## Data shown

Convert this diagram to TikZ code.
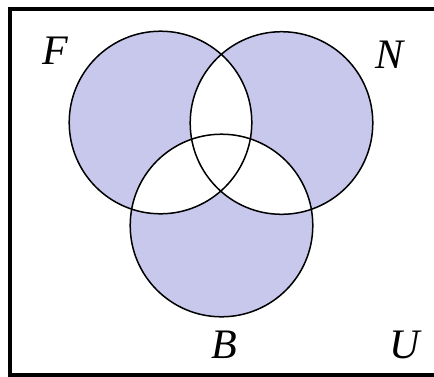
\documentclass[tikz,border=0pt]{standalone}
\usepackage{fontspec}
\setmainfont{Liberation Serif}
\definecolor{lav}{RGB}{200,200,236}
\begin{document}
\begin{tikzpicture}[x=1pt,y=-1pt,
  lbl/.style={font=\fontsize{42}{50}\selectfont\itshape, inner sep=0pt},
  ring/.style={draw=black, line width=1.5pt}]
\useasboundingbox (0,0) rectangle (434,376);
\fill[white] (0,0) rectangle (434,376);
% circles
\coordinate (cF) at (160.5,122.5);
\coordinate (cN) at (281.5,123);
\coordinate (cB) at (221.5,225.5);
\def\r{91.3}
\fill[lav] (cF) circle (\r);
\fill[lav] (cN) circle (\r);
\fill[lav] (cB) circle (\r);
\begin{scope}
  \clip (cF) circle (\r);
  \fill[white] (cN) circle (\r);
  \fill[white] (cB) circle (\r);
\end{scope}
\begin{scope}
  \clip (cN) circle (\r);
  \fill[white] (cB) circle (\r);
\end{scope}
\draw[ring] (cF) circle (\r);
\draw[ring] (cN) circle (\r);
\draw[ring] (cB) circle (\r);
% frame
\draw[line width=4pt] (440,8.5) -- (9.5,8.5) -- (9.5,374.5) -- (440,374.5);
% labels
\node[lbl] (F) at (55,51) {F};
\node[lbl] (N) at (390,55) {N};
\node[lbl] (B) at (224,345) {B};
\node[lbl] (U) at (405,345) {U};
\end{tikzpicture}
\end{document}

## Aim of the exercise
Retype the listing exactly. Pictures do not belong in the copy.

## Solved problem
Convert this diagram to TikZ code.
\documentclass[tikz,border=0pt]{standalone}
\usepackage{fontspec}
\setmainfont{Liberation Serif}
\definecolor{lav}{RGB}{200,200,236}
\begin{document}
\begin{tikzpicture}[x=1pt,y=-1pt,
  lbl/.style={font=\fontsize{42}{50}\selectfont\itshape, inner sep=0pt},
  ring/.style={draw=black, line width=1.5pt}]
\useasboundingbox (0,0) rectangle (434,376);
\fill[white] (0,0) rectangle (434,376);
% circles
\coordinate (cF) at (160.5,122.5);
\coordinate (cN) at (281.5,123);
\coordinate (cB) at (221.5,225.5);
\def\r{91.3}
\fill[lav] (cF) circle (\r);
\fill[lav] (cN) circle (\r);
\fill[lav] (cB) circle (\r);
\begin{scope}
  \clip (cF) circle (\r);
  \fill[white] (cN) circle (\r);
  \fill[white] (cB) circle (\r);
\end{scope}
\begin{scope}
  \clip (cN) circle (\r);
  \fill[white] (cB) circle (\r);
\end{scope}
\draw[ring] (cF) circle (\r);
\draw[ring] (cN) circle (\r);
\draw[ring] (cB) circle (\r);
% frame
\draw[line width=4pt] (440,8.5) -- (9.5,8.5) -- (9.5,374.5) -- (440,374.5);
% labels
\node[lbl] (F) at (55,51) {F};
\node[lbl] (N) at (390,55) {N};
\node[lbl] (B) at (224,345) {B};
\node[lbl] (U) at (405,345) {U};
\end{tikzpicture}
\end{document}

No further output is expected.